SEA Currents: SSV Robert C. Seamans

March 18, 2019


Sarah Whitcher, Third Mate/Bosun

At anchor in St. John- how far we’ve come!

Ship's Log

Current Location
23° 32.5’ N x 083° 23.8’ W

Ship’s Heading & Speed
075° PSC, 6.7kts

Wind ExN/4, Sea NExE 4ft, Beautifully overcast- a welcome shift from weeks of blue skies and blazing sun!

Souls on board

This is it! The crux of anxieties and pressure as due dates arrive and we approach the long-anticipated ‘Puke-atan’ (Thank you, Beth Doxsee for that turn of phrase <3)

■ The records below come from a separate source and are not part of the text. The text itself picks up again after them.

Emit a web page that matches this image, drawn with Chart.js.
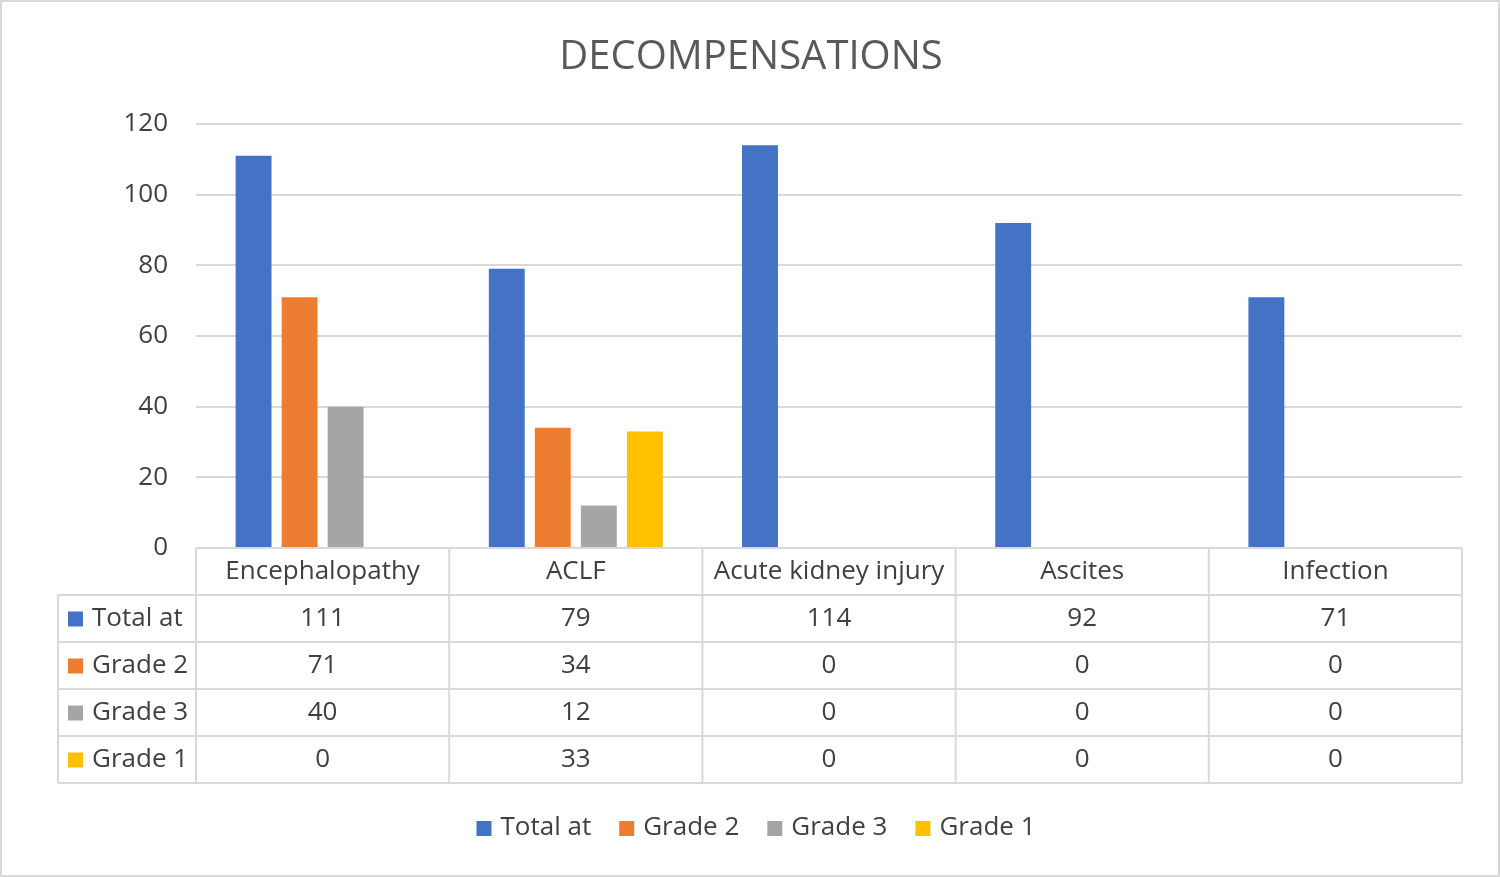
<!DOCTYPE html>
<html>
<head>
<meta charset="utf-8">
<script src="https://cdn.jsdelivr.net/npm/chart.js@4.4.1/dist/chart.umd.min.js"></script>
<style>
  html, body { margin: 0; padding: 0; background: #fff; }
  #wrap { width: 1500px; height: 877px; position: relative; }
</style>
</head>
<body>
<div id="wrap"><canvas id="grafico" width="1500" height="877"></canvas></div>
<script>
const categorias = ["Encephalopathy", "ACLF", "Acute kidney injury", "Ascites", "Infection"];
const totalAt = [111, 79, 114, 92, 71];
const grade2 = [71, 34, 0, 0, 0];
const grade3 = [40, 12, 0, 0, 0];
const grade1 = [0, 33, 0, 0, 0];
const nomesSeries = ["Total at", "Grade 2", "Grade 3", "Grade 1"];
const cores = ["#4472C4", "#ED7D31", "#A5A5A5", "#FFC000"];
const yTicks = [0, 20, 40, 60, 80, 100, 120];

const FONTE = "'Open Sans', 'Noto Sans', sans-serif";
const COR_TEXTO = "#404040";
const COR_LINHA = "#D9D9D9";

// tabela de dados + titulo + legenda desenhados por cima do grafico
const tabelaPlugin = {
    id: "tabela",
    afterDraw(chart) {
        const ctx = chart.ctx;
        const area = chart.chartArea;
        const x = chart.scales.x;
        const series = chart.data.datasets;
        const larg = (area.right - area.left) / categorias.length;
        const rowH = 47;
        const topo = area.bottom;
        const esq = 58;

        ctx.save();
        // titulo
        ctx.fillStyle = "#595959";
        ctx.font = "40px " + FONTE;
        ctx.textAlign = "center";
        ctx.textBaseline = "middle";
        ctx.fillText("DECOMPENSATIONS", 751, 58);

        // linhas da tabela
        ctx.strokeStyle = COR_LINHA;
        ctx.lineWidth = 2;
        ctx.beginPath();
        // cabecalho
        ctx.moveTo(area.left, topo);
        ctx.lineTo(area.right, topo);
        for (let r = 1; r <= series.length + 1; r++) {
            const yy = topo + r * rowH;
            ctx.moveTo(esq, yy);
            ctx.lineTo(area.right, yy);
        }
        ctx.moveTo(esq, topo + rowH);
        ctx.lineTo(esq, topo + rowH * (series.length + 1));
        for (let c = 0; c <= categorias.length; c++) {
            const xx = area.left + c * larg;
            ctx.moveTo(xx, topo);
            ctx.lineTo(xx, topo + rowH * (series.length + 1));
        }
        ctx.stroke();

        ctx.font = "26px " + FONTE;
        ctx.fillStyle = COR_TEXTO;
        ctx.textBaseline = "middle";
        ctx.textAlign = "center";
        categorias.forEach((cat, i) => {
            ctx.fillText(cat, x.getPixelForValue(i), topo + rowH / 2);
        });
        series.forEach((ds, r) => {
            const yy = topo + rowH * (r + 1.5);
            ctx.fillStyle = ds.backgroundColor;
            ctx.fillRect(68, yy - 7, 15, 15);
            ctx.fillStyle = COR_TEXTO;
            ctx.textAlign = "left";
            ctx.fillText(ds.label, 92, yy);
            ctx.textAlign = "center";
            ds.data.forEach((v, i) => {
                ctx.fillText(String(v), x.getPixelForValue(i), yy);
            });
        });

        // legenda
        const itens = series.map(ds => ({ txt: ds.label, cor: ds.backgroundColor, w: ctx.measureText(ds.label).width }));
        const gap = 28, caixa = 15, sep = 9;
        let total = 0;
        itens.forEach((it, i) => { total += caixa + sep + it.w + (i < itens.length - 1 ? gap : 0); });
        let lx = 756 - total / 2;
        const ly = 828;
        ctx.textAlign = "left";
        itens.forEach(it => {
            ctx.fillStyle = it.cor;
            ctx.fillRect(lx, ly - 7, caixa, caixa);
            ctx.fillStyle = COR_TEXTO;
            ctx.fillText(it.txt, lx + caixa + sep, ly);
            lx += caixa + sep + it.w + gap;
        });

        // borda externa
        ctx.strokeStyle = COR_LINHA;
        ctx.lineWidth = 2;
        ctx.strokeRect(1, 1, chart.width - 2, chart.height - 2);
        ctx.restore();
    }
};

const ctx = document.getElementById("grafico");

new Chart(ctx, {
    type: "bar",
    data: {
        labels: categorias,
        datasets: [
            { label: nomesSeries[0], data: totalAt, backgroundColor: cores[0] },
            { label: nomesSeries[1], data: grade2, backgroundColor: cores[1] },
            { label: nomesSeries[2], data: grade3, backgroundColor: cores[2] },
            { label: nomesSeries[3], data: grade1, backgroundColor: cores[3] }
        ]
    },
    options: {
        responsive: false,
        animation: false,
        devicePixelRatio: 1,
        layout: {
            padding: { top: 124, right: 38, bottom: 321, left: 0 }
        },
        datasets: {
            bar: { categoryPercentage: 0.727, barPercentage: 0.78 }
        },
        plugins: {
            legend: { display: false },
            title: { display: false },
            tooltip: { enabled: false }
        },
        scales: {
            x: {
                grid: { display: false },
                border: { display: false },
                ticks: { display: false }
            },
            y: {
                min: 0,
                max: 120,
                afterFit(scale) { scale.width = 196; },
                afterBuildTicks(scale) { scale.ticks = yTicks.map(v => ({ value: v })); },
                grid: { color: COR_LINHA, lineWidth: 2, drawTicks: false },
                border: { display: false },
                ticks: {
                    padding: 28,
                    color: COR_TEXTO,
                    font: { family: FONTE, size: 26 }
                }
            }
        }
    },
    plugins: [tabelaPlugin]
});
</script>
</body>
</html>
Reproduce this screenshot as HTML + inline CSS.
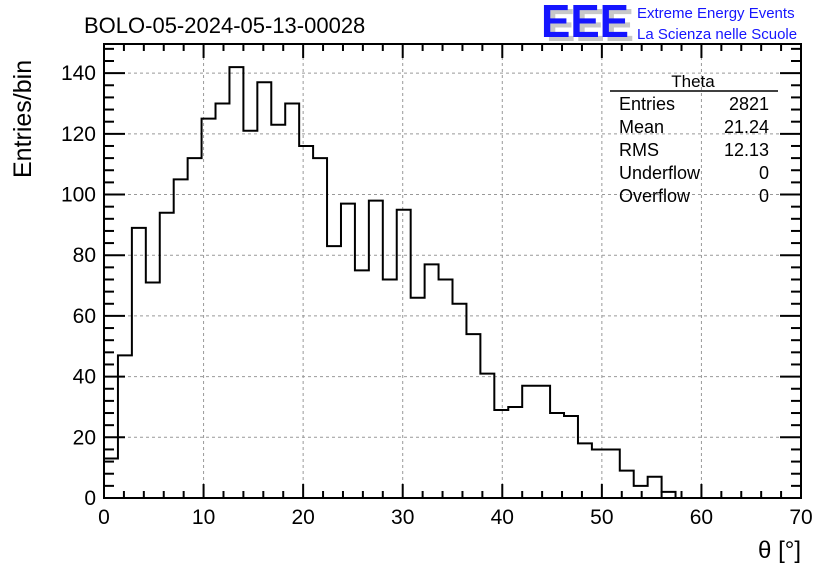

I can’t help reflecting back on memories of these final, stressful days from my own student trip, especially as we were joined in Grand Cayman by one of my student-class-mates, Everto! (Sending love to all of S242!)  We’ve been reminiscing on how we sailed into the California current leading into the crunch days of data processing and paper polishing, gifting us with gales and seas a plenty as we hung on to keyboards for dear life. These stresses are a shared burden of SEA alum, and one that each of us recognizes with hindsight we grew from in deeply life-changing ways.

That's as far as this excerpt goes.